» **EXERCISE AIM**:
Below is some material; set it all down exactly, apart from the pictures.

» **DATA**:
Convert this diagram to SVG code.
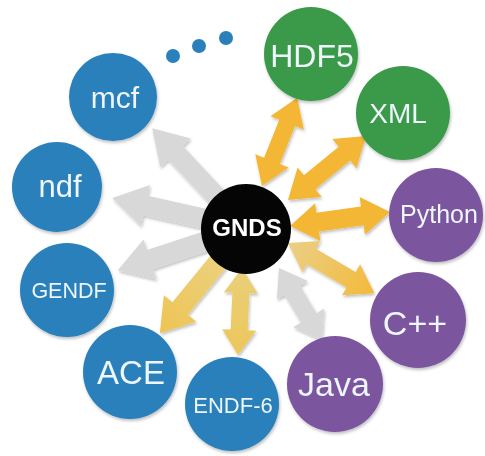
<svg xmlns="http://www.w3.org/2000/svg" width="485" height="456" viewBox="0 0 485 456">
<style>
.blue{fill:#2a80bb}
.green{fill:#3b9a48}
.purple{fill:#7b559f}
.hub{fill:#050505}
.lbl{font-family:"Liberation Sans",Arial,sans-serif;fill:#eef5fb;text-anchor:middle}
.hubl{font-family:"Liberation Sans",Arial,sans-serif;fill:#ffffff;text-anchor:middle;font-weight:bold}
.gray{fill:#d8d8d8}
.yel{fill:#f3b735}
</style>
<defs>
<filter id="sh" x="-20%" y="-20%" width="140%" height="140%">
<feDropShadow dx="1" dy="2" stdDeviation="1.5" flood-color="#000" flood-opacity="0.25"/>
</filter>
<linearGradient id="gAce" x1="0" y1="0" x2="1" y2="0">
<stop offset="0" stop-color="#ead68e"/>
<stop offset="1" stop-color="#eec453"/>
</linearGradient>
<linearGradient id="gEndf" x1="0" y1="0" x2="1" y2="0">
<stop offset="0" stop-color="#ead07a"/>
<stop offset="1" stop-color="#ecc65a"/>
</linearGradient>
<linearGradient id="gCpp" x1="0" y1="0" x2="1" y2="0">
<stop offset="0" stop-color="#ebcf86"/>
<stop offset="1" stop-color="#f3ba3a"/>
</linearGradient>
</defs>
<g id="connectors" filter="url(#sh)">
<polygon class="gray" transform="translate(246,228) rotate(-133.2)" points="0,-10 103,-10 103,-21 137,0 103,21 103,10 0,10"/>
<polygon class="gray" transform="translate(246,228) rotate(-167.4)" points="0,-10 103,-10 103,-21 137,0 103,21 103,10 0,10"/>
<polygon class="gray" transform="translate(246,228) rotate(161.8)" points="0,-10 101,-10 101,-21 135,0 101,21 101,10 0,10"/>
<polygon fill="url(#gAce)" transform="translate(246,228) rotate(129.3)" points="0,-10 104,-10 104,-21 136,0 104,21 104,10 0,10"/>
<polygon fill="url(#gEndf)" transform="translate(242,268) rotate(92.6)" points="0,0 25,-17 25,-8.5 62,-8.5 62,-17 87,0 62,17 62,8.5 25,8.5 25,17"/>
<polygon class="gray" transform="translate(279,268) rotate(59.2)" points="0,0 26,-18 26,-9 58,-9 58,-18 84,0 58,18 58,9 26,9 26,18"/>
<polygon fill="url(#gCpp)" transform="translate(288,243) rotate(30.2)" points="0,0 27,-18 27,-9 73,-9 73,-18 100,0 73,18 73,9 27,9 27,18"/>
<polygon class="yel" transform="translate(290,226) rotate(-8)" points="0,0 28,-19 28,-9.5 73,-9.5 73,-19 101,0 73,19 73,9.5 28,9.5 28,19"/>
<polygon class="yel" transform="translate(288,200) rotate(-39.4)" points="0,0 28,-19 28,-9 73,-9 73,-19 101,0 73,19 73,9 28,9 28,19"/>
<polygon class="yel" transform="translate(262,186) rotate(-68.3)" points="0,0 27,-18 27,-8.5 68,-8.5 68,-18 95,0 68,18 68,8.5 27,8.5 27,18"/>
</g>
<g id="dots">
<circle class="blue" cx="173" cy="56" r="7"/>
<circle class="blue" cx="199" cy="46" r="7"/>
<circle class="blue" cx="226" cy="38" r="7"/>
</g>
<g id="mcf" filter="url(#sh)"><circle class="blue" cx="113" cy="97" r="44"/><text class="lbl" x="115" y="108" font-size="30">mcf</text></g>
<g id="ndf" filter="url(#sh)"><circle class="blue" cx="57" cy="187" r="45"/><text class="lbl" x="60" y="197" font-size="31">ndf</text></g>
<g id="GENDF" filter="url(#sh)"><circle class="blue" cx="67" cy="290" r="47"/><text class="lbl" x="69" y="298" font-size="21.5">GENDF</text></g>
<g id="ACE" filter="url(#sh)"><circle class="blue" cx="130" cy="372" r="47"/><text class="lbl" x="131" y="384" font-size="33">ACE</text></g>
<g id="ENDF-6" filter="url(#sh)"><circle class="blue" cx="232" cy="404" r="47"/><text class="lbl" x="233" y="413" font-size="22">ENDF-6</text></g>
<g id="Java" filter="url(#sh)"><circle class="purple" cx="335" cy="384" r="48"/><text class="lbl" x="334" y="396" font-size="34">Java</text></g>
<g id="Cpp" filter="url(#sh)"><circle class="purple" cx="418" cy="320" r="48"/><text class="lbl" x="415" y="335" font-size="34">C++</text></g>
<g id="Python" filter="url(#sh)"><circle class="purple" cx="436" cy="215" r="47"/><text class="lbl" x="439" y="223" font-size="25">Python</text></g>
<g id="XML" filter="url(#sh)"><circle class="green" cx="403" cy="113" r="47"/><text class="lbl" x="398" y="123" font-size="28">XML</text></g>
<g id="HDF5" filter="url(#sh)"><circle class="green" cx="311" cy="54" r="47"/><text class="lbl" x="312" y="67" font-size="32">HDF5</text></g>
<g id="GNDS"><circle class="hub" cx="246" cy="229" r="45"/><text class="hubl" x="247" y="236" font-size="24">GNDS</text></g>
</svg>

» **ANSWER TO THE TASK**:
Convert this diagram to SVG code.
<svg xmlns="http://www.w3.org/2000/svg" width="485" height="456" viewBox="0 0 485 456">
<style>
.blue{fill:#2a80bb}
.green{fill:#3b9a48}
.purple{fill:#7b559f}
.hub{fill:#050505}
.lbl{font-family:"Liberation Sans",Arial,sans-serif;fill:#eef5fb;text-anchor:middle}
.hubl{font-family:"Liberation Sans",Arial,sans-serif;fill:#ffffff;text-anchor:middle;font-weight:bold}
.gray{fill:#d8d8d8}
.yel{fill:#f3b735}
</style>
<defs>
<filter id="sh" x="-20%" y="-20%" width="140%" height="140%">
<feDropShadow dx="1" dy="2" stdDeviation="1.5" flood-color="#000" flood-opacity="0.25"/>
</filter>
<linearGradient id="gAce" x1="0" y1="0" x2="1" y2="0">
<stop offset="0" stop-color="#ead68e"/>
<stop offset="1" stop-color="#eec453"/>
</linearGradient>
<linearGradient id="gEndf" x1="0" y1="0" x2="1" y2="0">
<stop offset="0" stop-color="#ead07a"/>
<stop offset="1" stop-color="#ecc65a"/>
</linearGradient>
<linearGradient id="gCpp" x1="0" y1="0" x2="1" y2="0">
<stop offset="0" stop-color="#ebcf86"/>
<stop offset="1" stop-color="#f3ba3a"/>
</linearGradient>
</defs>
<g id="connectors" filter="url(#sh)">
<polygon class="gray" transform="translate(246,228) rotate(-133.2)" points="0,-10 103,-10 103,-21 137,0 103,21 103,10 0,10"/>
<polygon class="gray" transform="translate(246,228) rotate(-167.4)" points="0,-10 103,-10 103,-21 137,0 103,21 103,10 0,10"/>
<polygon class="gray" transform="translate(246,228) rotate(161.8)" points="0,-10 101,-10 101,-21 135,0 101,21 101,10 0,10"/>
<polygon fill="url(#gAce)" transform="translate(246,228) rotate(129.3)" points="0,-10 104,-10 104,-21 136,0 104,21 104,10 0,10"/>
<polygon fill="url(#gEndf)" transform="translate(242,268) rotate(92.6)" points="0,0 25,-17 25,-8.5 62,-8.5 62,-17 87,0 62,17 62,8.5 25,8.5 25,17"/>
<polygon class="gray" transform="translate(279,268) rotate(59.2)" points="0,0 26,-18 26,-9 58,-9 58,-18 84,0 58,18 58,9 26,9 26,18"/>
<polygon fill="url(#gCpp)" transform="translate(288,243) rotate(30.2)" points="0,0 27,-18 27,-9 73,-9 73,-18 100,0 73,18 73,9 27,9 27,18"/>
<polygon class="yel" transform="translate(290,226) rotate(-8)" points="0,0 28,-19 28,-9.5 73,-9.5 73,-19 101,0 73,19 73,9.5 28,9.5 28,19"/>
<polygon class="yel" transform="translate(288,200) rotate(-39.4)" points="0,0 28,-19 28,-9 73,-9 73,-19 101,0 73,19 73,9 28,9 28,19"/>
<polygon class="yel" transform="translate(262,186) rotate(-68.3)" points="0,0 27,-18 27,-8.5 68,-8.5 68,-18 95,0 68,18 68,8.5 27,8.5 27,18"/>
</g>
<g id="dots">
<circle class="blue" cx="173" cy="56" r="7"/>
<circle class="blue" cx="199" cy="46" r="7"/>
<circle class="blue" cx="226" cy="38" r="7"/>
</g>
<g id="mcf" filter="url(#sh)"><circle class="blue" cx="113" cy="97" r="44"/><text class="lbl" x="115" y="108" font-size="30">mcf</text></g>
<g id="ndf" filter="url(#sh)"><circle class="blue" cx="57" cy="187" r="45"/><text class="lbl" x="60" y="197" font-size="31">ndf</text></g>
<g id="GENDF" filter="url(#sh)"><circle class="blue" cx="67" cy="290" r="47"/><text class="lbl" x="69" y="298" font-size="21.5">GENDF</text></g>
<g id="ACE" filter="url(#sh)"><circle class="blue" cx="130" cy="372" r="47"/><text class="lbl" x="131" y="384" font-size="33">ACE</text></g>
<g id="ENDF-6" filter="url(#sh)"><circle class="blue" cx="232" cy="404" r="47"/><text class="lbl" x="233" y="413" font-size="22">ENDF-6</text></g>
<g id="Java" filter="url(#sh)"><circle class="purple" cx="335" cy="384" r="48"/><text class="lbl" x="334" y="396" font-size="34">Java</text></g>
<g id="Cpp" filter="url(#sh)"><circle class="purple" cx="418" cy="320" r="48"/><text class="lbl" x="415" y="335" font-size="34">C++</text></g>
<g id="Python" filter="url(#sh)"><circle class="purple" cx="436" cy="215" r="47"/><text class="lbl" x="439" y="223" font-size="25">Python</text></g>
<g id="XML" filter="url(#sh)"><circle class="green" cx="403" cy="113" r="47"/><text class="lbl" x="398" y="123" font-size="28">XML</text></g>
<g id="HDF5" filter="url(#sh)"><circle class="green" cx="311" cy="54" r="47"/><text class="lbl" x="312" y="67" font-size="32">HDF5</text></g>
<g id="GNDS"><circle class="hub" cx="246" cy="229" r="45"/><text class="hubl" x="247" y="236" font-size="24">GNDS</text></g>
</svg>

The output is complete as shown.